Education Secretary ramps up pressure on Damian Green over computer porn claims

A Cabinet minister has piled pressure on beleaguered First Secretary Damian Green saying it was "not acceptable" if he used a workplace computer to watch pornography.

Education Secretary Justine Greening said it was important to have "high standards" in public life.

Tory MPs have been rallying round Mr Green following claims by two retired police officers that pornographic images were found on his Commons computer during a 2008 investigation into Home Office leaks.

Mr Green - who is also under investigation over claims of inappropriate behaviour towards a woman Conservative activist - has strongly denied downloading and viewing the material on the computer.

Education Secretary Justine Greening
Education Secretary Justine Greening

Asked on BBC1's The Andrew Marr Show whether it was acceptable to view pornography on a workplace computer, Ms Greening said: "There are clear laws. I think most employers would say it wasn't acceptable."

Ms Greening declined to comment directly on the investigation into Mr Green, but added: "I think it is important that we have high standards in public life."

Health Secretary Jeremy Hunt said he has "confidence" in and "absolutely" trusts Mr Green.

Jeremy Hunt
Jeremy Hunt

Speaking on ITV's Peston On Sunday, he said: "I do have confidence in Damian Green and I have actually been in a situation Damian Green was in, where you are in the eye of a storm and everyone thinks you've done an absolutely terrible thing and what I learnt from that is that you have to wait until an investigation is completed.

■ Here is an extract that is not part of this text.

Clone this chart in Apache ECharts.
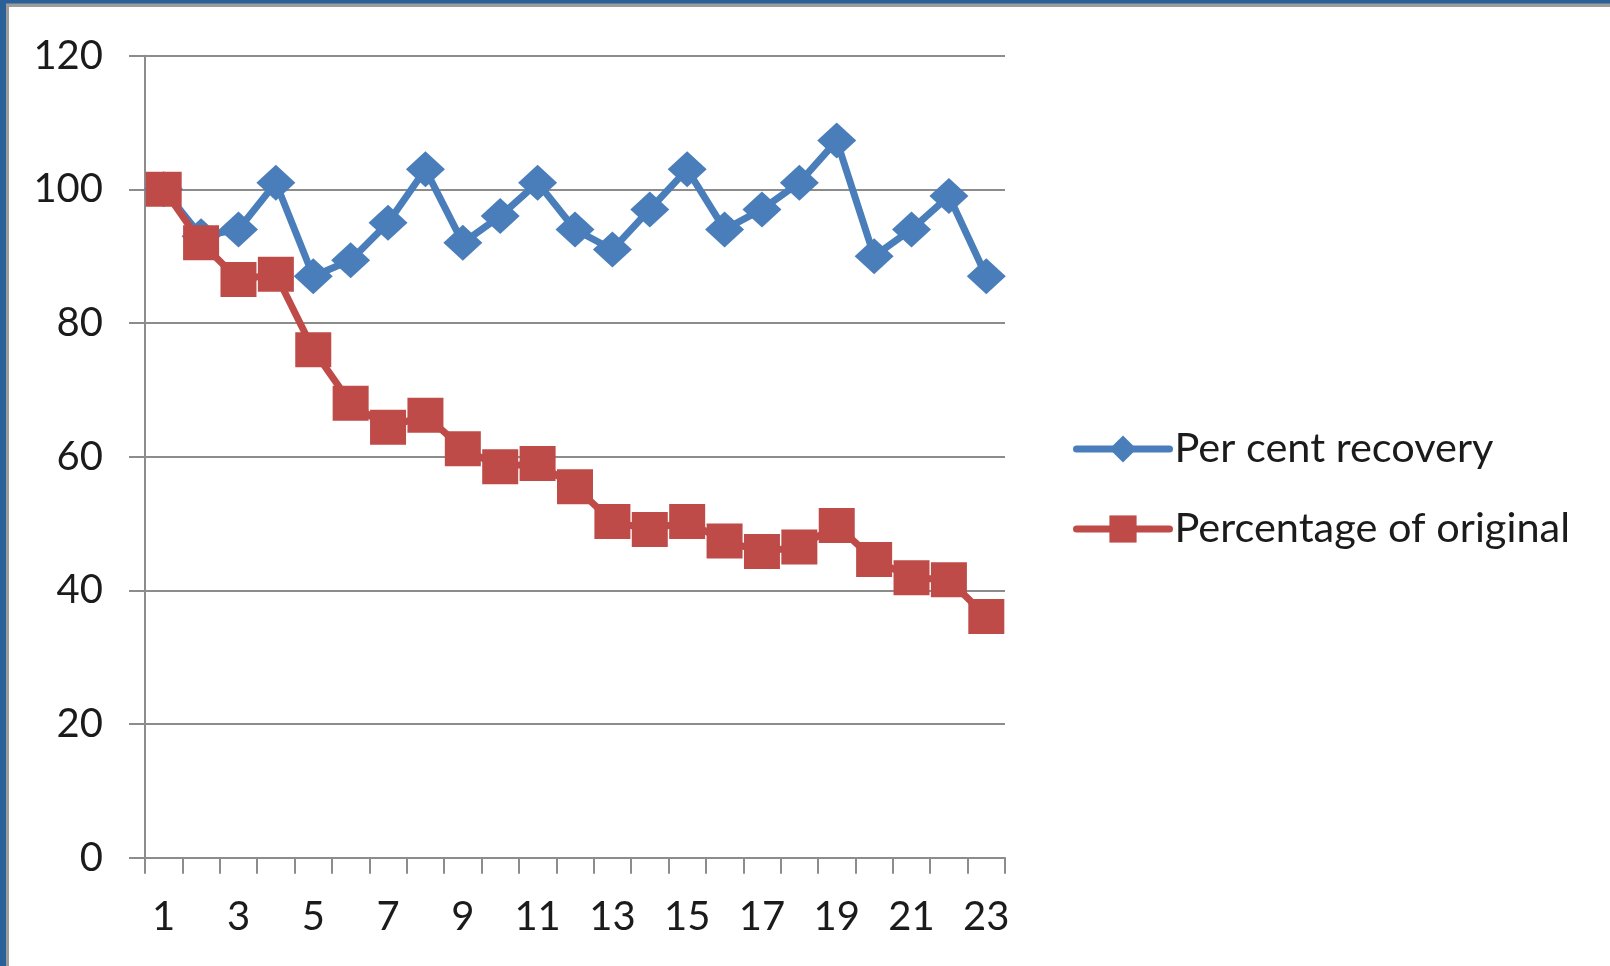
<!DOCTYPE html>
<html>
<head>
<meta charset="utf-8">
<script src="https://cdn.jsdelivr.net/npm/echarts@6/dist/echarts.min.js"></script>
<style>
  html, body { margin: 0; padding: 0; background: #ffffff; }
  #chart { width: 1610px; height: 966px; }
</style>
</head>
<body>
<div id="chart"></div>
<script>
// Sample index along the x axis
const categories = ['1','2','3','4','5','6','7','8','9','10','11','12','13','14','15','16','17','18','19','20','21','22','23'];

// Recovery of each step, in per cent
const perCentRecovery = [100, 93, 94, 101, 87, 89.4, 95, 103, 92, 96, 101, 94, 91, 97, 103, 94, 97, 101, 107.3, 90, 94, 99, 87];

// Cumulative amount left, as a percentage of the starting amount
const percentageOfOriginal = [100, 92, 86.5, 87.3, 76, 68, 64.4, 66.2, 61.2, 58.5, 59, 55.5, 50.3, 49.1, 50.3, 47.4, 45.8, 46.5, 49.7, 44.6, 41.9, 41.6, 36.1];

const yTicks = { min: 0, max: 120, interval: 20 };

const FONT = 'Lato';
const TEXT = '#1b1b1b';
const GRID_GRAY = '#8c8c8c';
const BLUE = '#4a7ebb';
const RED = '#be4b48';

const chart = echarts.init(document.getElementById('chart'), null, { renderer: 'canvas' });

chart.setOption({
  animation: false,
  backgroundColor: '#ffffff',
  textStyle: { fontFamily: FONT },
  graphic: [
    // window frame along the top and left edges
    { type: 'rect', shape: { x: 0, y: 0, width: 1610, height: 7 }, style: { fill: '#9c9c9c' }, silent: true },
    { type: 'rect', shape: { x: 0, y: 0, width: 9, height: 966 }, style: { fill: '#9c9c9c' }, silent: true },
    { type: 'rect', shape: { x: 0, y: 0, width: 1610, height: 3.5 }, style: { fill: '#2b5f97' }, silent: true },
    { type: 'rect', shape: { x: 0, y: 0, width: 6, height: 966 }, style: { fill: '#2b5f97' }, silent: true }
  ],
  grid: {
    left: 145,
    right: 605,
    top: 55.7,
    bottom: 108.3,
    containLabel: false
  },
  legend: {
    orient: 'vertical',
    left: 1068,
    top: 423,
    itemWidth: 93,
    itemHeight: 34,
    itemGap: 38,
    lineStyle: { width: 7, cap: 'round' },
    textStyle: { fontFamily: FONT, fontSize: 41.5, color: TEXT, padding: [0, 0, 0, 0] },
    data: ['Per cent recovery', 'Percentage of original']
  },
  xAxis: {
    type: 'category',
    data: categories,
    boundaryGap: true,
    axisLine: { show: true, lineStyle: { color: GRID_GRAY, width: 2 } },
    axisTick: { show: true, alignWithLabel: false, interval: 0, length: 16, lineStyle: { color: GRID_GRAY, width: 2 } },
    axisLabel: { interval: 1, margin: 39, fontFamily: FONT, fontSize: 40, color: TEXT },
    splitLine: { show: false }
  },
  yAxis: {
    type: 'value',
    min: yTicks.min,
    max: yTicks.max,
    interval: yTicks.interval,
    axisLine: { show: true, lineStyle: { color: GRID_GRAY, width: 2 } },
    axisTick: { show: true, length: 16, lineStyle: { color: GRID_GRAY, width: 2 } },
    axisLabel: { margin: 42, fontFamily: FONT, fontSize: 40, color: TEXT },
    splitLine: { show: true, lineStyle: { color: GRID_GRAY, width: 2 } }
  },
  series: [
    {
      name: 'Per cent recovery',
      type: 'line',
      data: perCentRecovery,
      symbol: 'diamond',
      symbolSize: [39, 36],
      showSymbol: true,
      showAllSymbol: true,
      lineStyle: { color: BLUE, width: 7, cap: 'round', join: 'round' },
      itemStyle: { color: BLUE },
      emphasis: { disabled: true }
    },
    {
      name: 'Percentage of original',
      type: 'line',
      data: percentageOfOriginal,
      symbol: 'rect',
      symbolSize: [36, 35],
      showSymbol: true,
      showAllSymbol: true,
      lineStyle: { color: RED, width: 7, cap: 'round', join: 'round' },
      itemStyle: { color: RED },
      emphasis: { disabled: true }
    }
  ]
});
</script>
</body>
</html>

"And I was vindicated at the end of that process in my own case but I think we have to allow the Cabinet Office to complete their investigation.

"I know Damian Green as a colleague and I trust him absolutely and that's why I believe what he says, but there is an investigation... and I think... we should wait."

Mr Hunt described Sue Gray, who is leading the inquiry, as a "very, very capable lady" who has to make a judgment on whether a minister has adhered to the ministerial code.

"I think we have to allow her to make that judgment, but what we can't do is have trial by media and everyone jumping to conclusions when we don't know the outcome of that investigation."